Set the listing down again in full, word for word, with the pictures left out.

===== Extracted data =====

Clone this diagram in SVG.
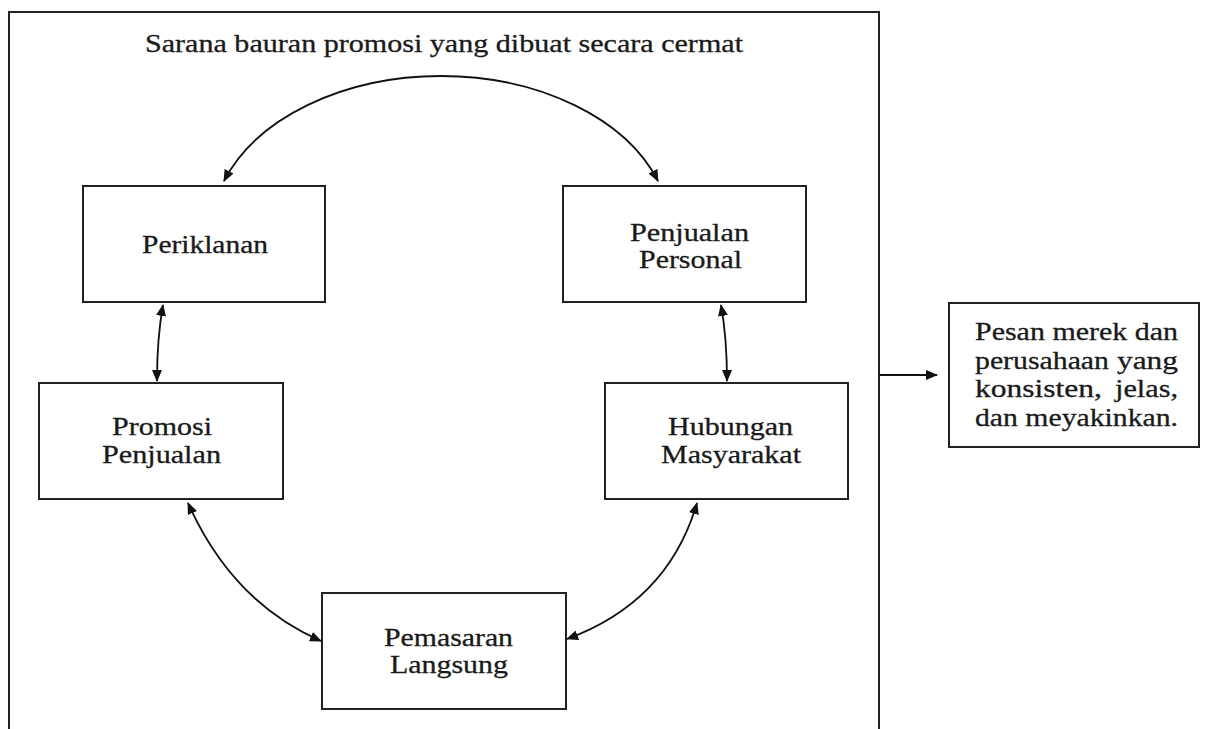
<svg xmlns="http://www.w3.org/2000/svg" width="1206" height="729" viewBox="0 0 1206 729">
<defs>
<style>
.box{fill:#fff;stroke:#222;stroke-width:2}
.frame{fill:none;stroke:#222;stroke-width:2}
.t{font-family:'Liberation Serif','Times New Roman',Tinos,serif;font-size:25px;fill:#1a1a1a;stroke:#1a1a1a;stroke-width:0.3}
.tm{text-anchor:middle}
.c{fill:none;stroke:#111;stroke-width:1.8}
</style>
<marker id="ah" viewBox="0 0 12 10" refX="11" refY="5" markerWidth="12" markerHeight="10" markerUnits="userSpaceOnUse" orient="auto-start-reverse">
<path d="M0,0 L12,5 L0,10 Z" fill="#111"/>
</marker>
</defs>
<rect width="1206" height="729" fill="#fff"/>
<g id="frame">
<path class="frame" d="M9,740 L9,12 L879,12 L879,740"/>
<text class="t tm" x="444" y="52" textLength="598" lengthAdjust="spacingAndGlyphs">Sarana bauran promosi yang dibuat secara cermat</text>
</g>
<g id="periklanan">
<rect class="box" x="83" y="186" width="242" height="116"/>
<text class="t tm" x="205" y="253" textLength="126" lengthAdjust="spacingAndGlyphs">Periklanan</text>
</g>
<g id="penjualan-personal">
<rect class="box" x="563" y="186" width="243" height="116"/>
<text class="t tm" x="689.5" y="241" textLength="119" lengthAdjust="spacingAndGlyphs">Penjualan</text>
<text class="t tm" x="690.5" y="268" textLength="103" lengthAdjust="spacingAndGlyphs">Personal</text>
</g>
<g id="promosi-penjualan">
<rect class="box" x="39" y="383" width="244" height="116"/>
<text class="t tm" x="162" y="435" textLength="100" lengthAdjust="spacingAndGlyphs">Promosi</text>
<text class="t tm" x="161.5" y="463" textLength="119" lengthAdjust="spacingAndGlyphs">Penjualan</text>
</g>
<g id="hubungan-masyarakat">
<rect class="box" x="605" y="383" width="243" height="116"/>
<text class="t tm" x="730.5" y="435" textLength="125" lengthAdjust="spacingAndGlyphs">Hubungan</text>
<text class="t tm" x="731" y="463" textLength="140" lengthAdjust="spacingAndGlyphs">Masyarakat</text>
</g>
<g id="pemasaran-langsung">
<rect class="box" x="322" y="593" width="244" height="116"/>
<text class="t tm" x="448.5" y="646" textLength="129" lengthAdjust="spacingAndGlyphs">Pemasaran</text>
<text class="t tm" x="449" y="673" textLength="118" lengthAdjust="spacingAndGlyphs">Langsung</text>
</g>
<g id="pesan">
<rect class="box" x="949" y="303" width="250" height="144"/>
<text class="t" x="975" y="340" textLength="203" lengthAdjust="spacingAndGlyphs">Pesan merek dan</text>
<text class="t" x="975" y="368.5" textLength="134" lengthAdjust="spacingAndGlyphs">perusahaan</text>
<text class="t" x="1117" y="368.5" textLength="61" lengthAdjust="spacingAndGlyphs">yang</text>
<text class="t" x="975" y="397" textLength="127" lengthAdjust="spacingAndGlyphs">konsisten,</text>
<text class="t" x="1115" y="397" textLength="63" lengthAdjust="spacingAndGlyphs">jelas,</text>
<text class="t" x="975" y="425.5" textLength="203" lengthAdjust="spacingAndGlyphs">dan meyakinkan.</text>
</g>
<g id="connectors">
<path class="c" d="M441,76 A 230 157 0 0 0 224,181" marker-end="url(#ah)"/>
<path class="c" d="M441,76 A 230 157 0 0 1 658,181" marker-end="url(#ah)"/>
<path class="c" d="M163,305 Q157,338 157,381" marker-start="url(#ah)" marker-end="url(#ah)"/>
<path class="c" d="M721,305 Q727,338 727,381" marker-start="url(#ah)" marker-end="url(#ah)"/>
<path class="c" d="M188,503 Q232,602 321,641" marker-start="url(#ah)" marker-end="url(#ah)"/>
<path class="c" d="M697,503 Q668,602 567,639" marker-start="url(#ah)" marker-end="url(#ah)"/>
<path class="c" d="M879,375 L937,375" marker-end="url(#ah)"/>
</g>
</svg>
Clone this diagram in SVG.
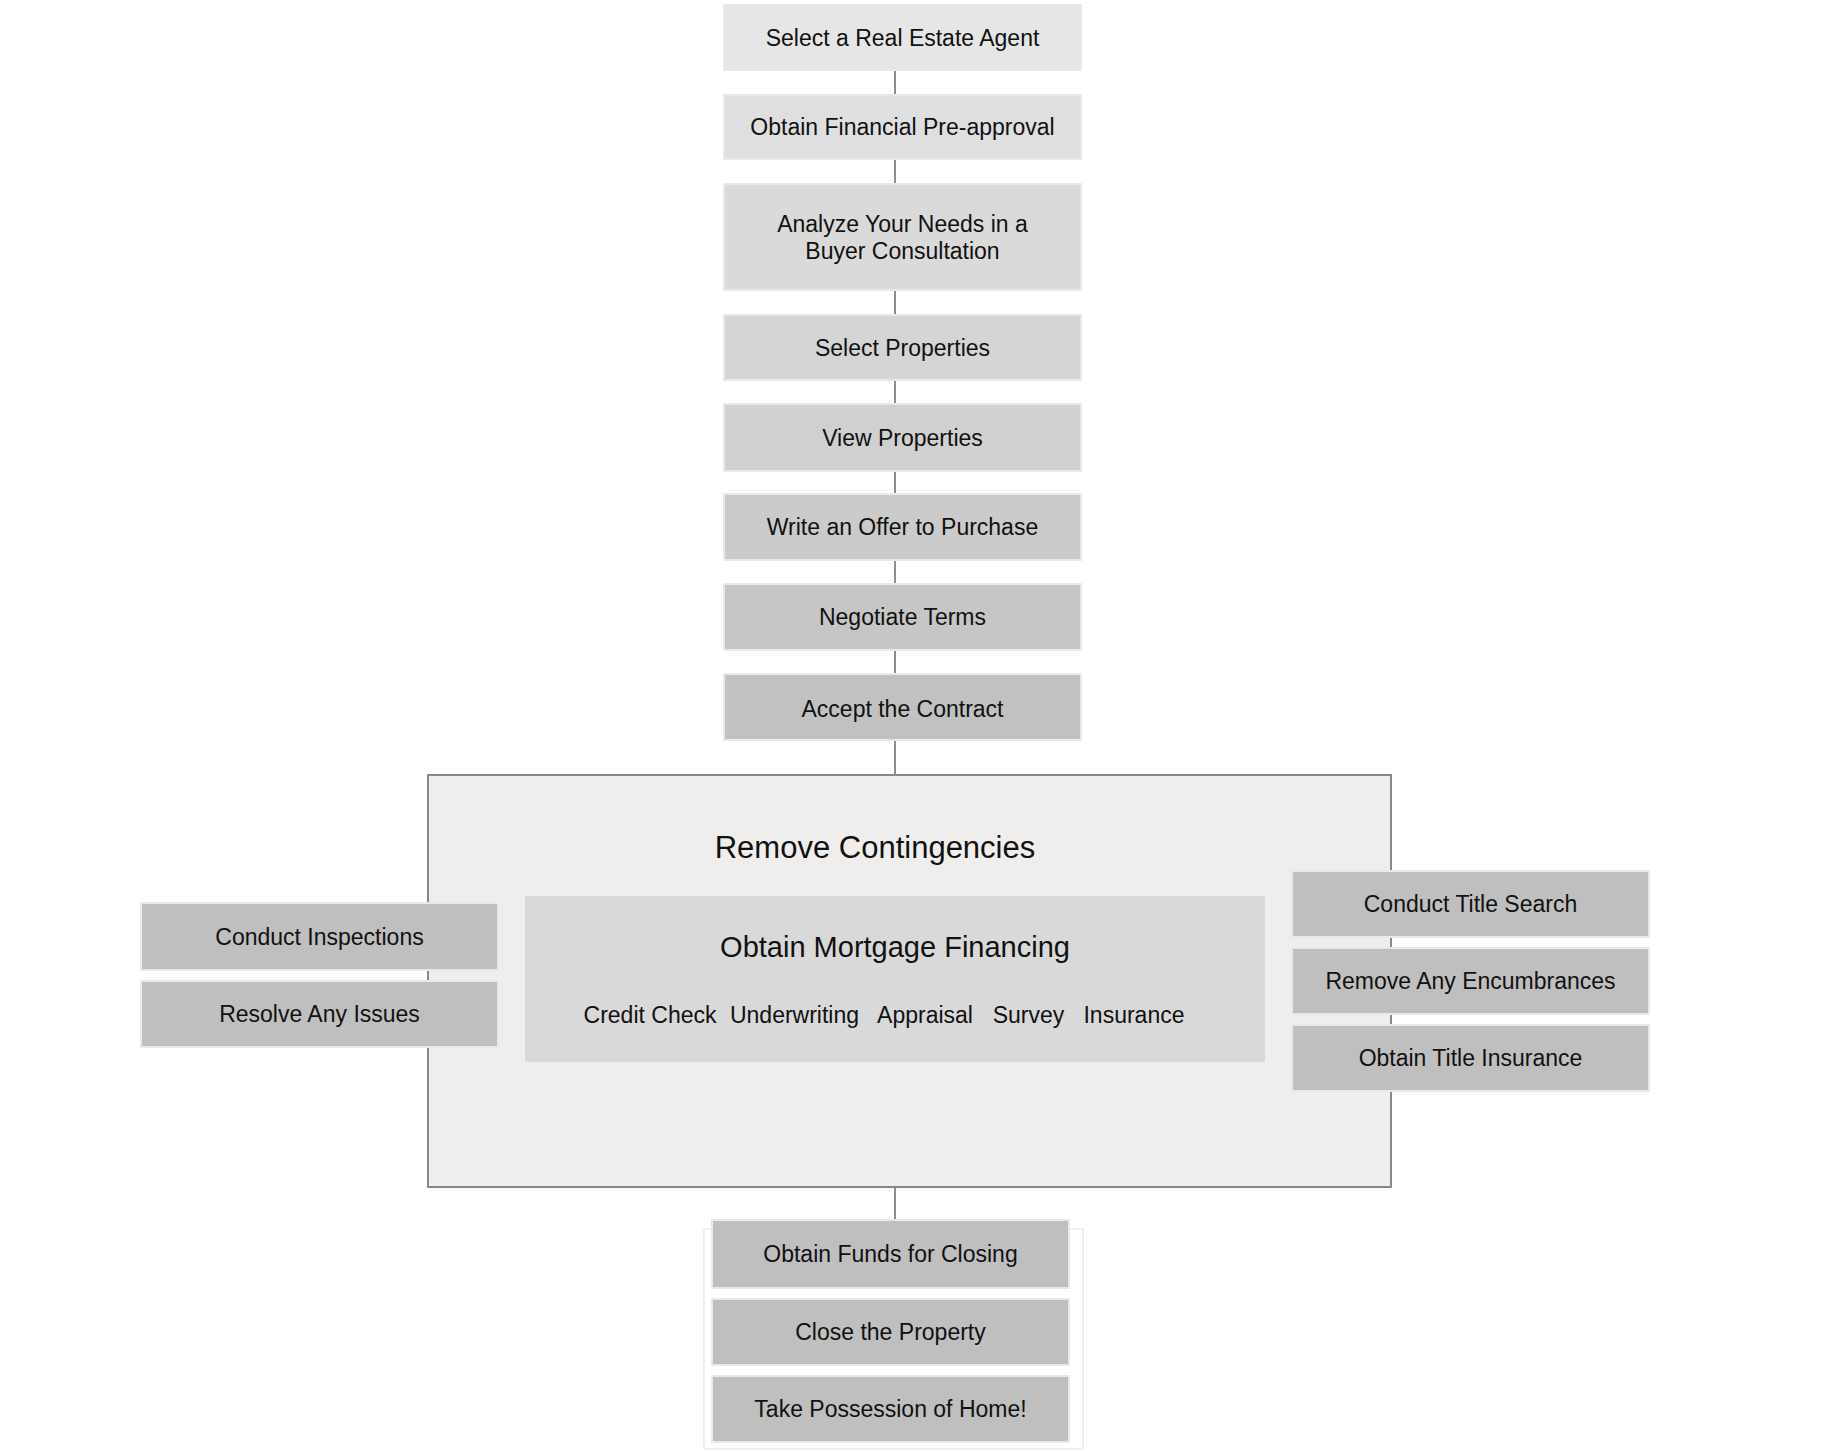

=====

_Solved exercise_
Clone this diagram in SVG.
<svg xmlns="http://www.w3.org/2000/svg" width="1206" height="729" viewBox="0 0 1206 729">
<defs>
<style>
.box{fill:#fff;stroke:#222;stroke-width:2}
.frame{fill:none;stroke:#222;stroke-width:2}
.t{font-family:'Liberation Serif','Times New Roman',Tinos,serif;font-size:25px;fill:#1a1a1a;stroke:#1a1a1a;stroke-width:0.3}
.tm{text-anchor:middle}
.c{fill:none;stroke:#111;stroke-width:1.8}
</style>
<marker id="ah" viewBox="0 0 12 10" refX="11" refY="5" markerWidth="12" markerHeight="10" markerUnits="userSpaceOnUse" orient="auto-start-reverse">
<path d="M0,0 L12,5 L0,10 Z" fill="#111"/>
</marker>
</defs>
<rect width="1206" height="729" fill="#fff"/>
<g id="frame">
<path class="frame" d="M9,740 L9,12 L879,12 L879,740"/>
<text class="t tm" x="444" y="52" textLength="598" lengthAdjust="spacingAndGlyphs">Sarana bauran promosi yang dibuat secara cermat</text>
</g>
<g id="periklanan">
<rect class="box" x="83" y="186" width="242" height="116"/>
<text class="t tm" x="205" y="253" textLength="126" lengthAdjust="spacingAndGlyphs">Periklanan</text>
</g>
<g id="penjualan-personal">
<rect class="box" x="563" y="186" width="243" height="116"/>
<text class="t tm" x="689.5" y="241" textLength="119" lengthAdjust="spacingAndGlyphs">Penjualan</text>
<text class="t tm" x="690.5" y="268" textLength="103" lengthAdjust="spacingAndGlyphs">Personal</text>
</g>
<g id="promosi-penjualan">
<rect class="box" x="39" y="383" width="244" height="116"/>
<text class="t tm" x="162" y="435" textLength="100" lengthAdjust="spacingAndGlyphs">Promosi</text>
<text class="t tm" x="161.5" y="463" textLength="119" lengthAdjust="spacingAndGlyphs">Penjualan</text>
</g>
<g id="hubungan-masyarakat">
<rect class="box" x="605" y="383" width="243" height="116"/>
<text class="t tm" x="730.5" y="435" textLength="125" lengthAdjust="spacingAndGlyphs">Hubungan</text>
<text class="t tm" x="731" y="463" textLength="140" lengthAdjust="spacingAndGlyphs">Masyarakat</text>
</g>
<g id="pemasaran-langsung">
<rect class="box" x="322" y="593" width="244" height="116"/>
<text class="t tm" x="448.5" y="646" textLength="129" lengthAdjust="spacingAndGlyphs">Pemasaran</text>
<text class="t tm" x="449" y="673" textLength="118" lengthAdjust="spacingAndGlyphs">Langsung</text>
</g>
<g id="pesan">
<rect class="box" x="949" y="303" width="250" height="144"/>
<text class="t" x="975" y="340" textLength="203" lengthAdjust="spacingAndGlyphs">Pesan merek dan</text>
<text class="t" x="975" y="368.5" textLength="134" lengthAdjust="spacingAndGlyphs">perusahaan</text>
<text class="t" x="1117" y="368.5" textLength="61" lengthAdjust="spacingAndGlyphs">yang</text>
<text class="t" x="975" y="397" textLength="127" lengthAdjust="spacingAndGlyphs">konsisten,</text>
<text class="t" x="1115" y="397" textLength="63" lengthAdjust="spacingAndGlyphs">jelas,</text>
<text class="t" x="975" y="425.5" textLength="203" lengthAdjust="spacingAndGlyphs">dan meyakinkan.</text>
</g>
<g id="connectors">
<path class="c" d="M441,76 A 230 157 0 0 0 224,181" marker-end="url(#ah)"/>
<path class="c" d="M441,76 A 230 157 0 0 1 658,181" marker-end="url(#ah)"/>
<path class="c" d="M163,305 Q157,338 157,381" marker-start="url(#ah)" marker-end="url(#ah)"/>
<path class="c" d="M721,305 Q727,338 727,381" marker-start="url(#ah)" marker-end="url(#ah)"/>
<path class="c" d="M188,503 Q232,602 321,641" marker-start="url(#ah)" marker-end="url(#ah)"/>
<path class="c" d="M697,503 Q668,602 567,639" marker-start="url(#ah)" marker-end="url(#ah)"/>
<path class="c" d="M879,375 L937,375" marker-end="url(#ah)"/>
</g>
</svg>
Clone this diagram in SVG.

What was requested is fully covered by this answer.